I am particularly grateful to the noble Baroness, Lady Smith of Newnham, for having shared with us the real issue of addiction that is behind so many of the behaviours that become harmful and the behaviours that capture people in extremely destructive behaviour. It is that addiction cycling the brain, born out of childhood trauma, that she illustrated to us so powerfully.

I am also grateful to all who have paid tribute to the parents who, in their pain, have had the courage to say, “We must do something.” They have been named in this Chamber.

The noble Baroness, Lady Blower, with her extensive awareness of education, has rightly highlighted how it is actually the young who move forward. The noble Baroness, Lady Merron, has pointed out that the data does not stop at 18; the tragedies carry on. As has also been pointed out by the noble Baroness, Lady Benjamin, it is students who kill themselves as well. Every university dreads the phone call that one of its students has killed themselves, and every university dreads discovering what it had missed in the antecedence to that disaster.

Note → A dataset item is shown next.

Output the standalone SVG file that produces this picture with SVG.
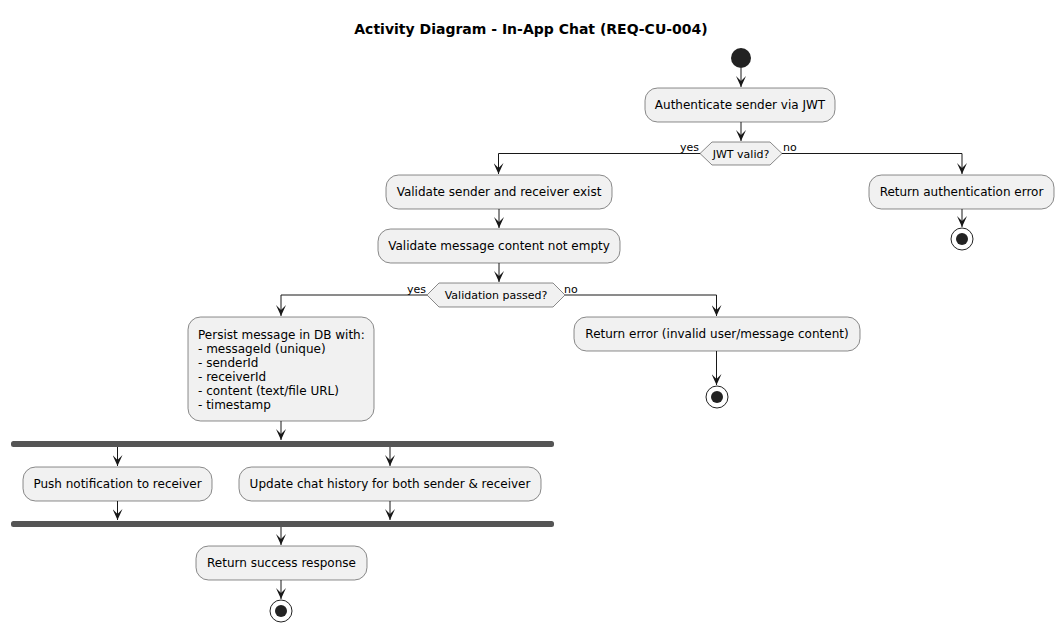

My noble friend Lady Grey-Thompson pointed out the important work that has come out of Swansea showing how viewing content really escalates the desire to self-harm; it is that hooking in that comes in. I am grateful to the noble Lord, Lord Balfe, for suggesting the wording of “apparent malicious content”, because of course there are people out there of malintent, and they will always make some nice wriggly excuse as to why what they are doing is not really harming anyone else.

Before I came into this debate, I had a call with my noble friend Lady Kidron about what is emerging about the metaverse. It is beyond anything that any of us have imagined; it is unbelievably harmful. As the noble Lord, Lord Clement-Jones, said, we must not be playing catch-up. It is the metaverse that will present the greatest threat, because it plays on mental distortion to expand it, and that increases the mental harms to everyone.

I am really grateful that we had this debate today, and I think it was timely that it came in between Second Reading and Committee on the Online Safety Bill. I assure the Minister that I and my noble friends within this Chamber on all Benches will be beating a path to his open door. I do not think he is going to be able to close it, and in fact he will not be able to lock it because we will just break it down. We need to move this forward and get it right. I beg to move.

Bill read a second time and committed to a Committee of the Whole House.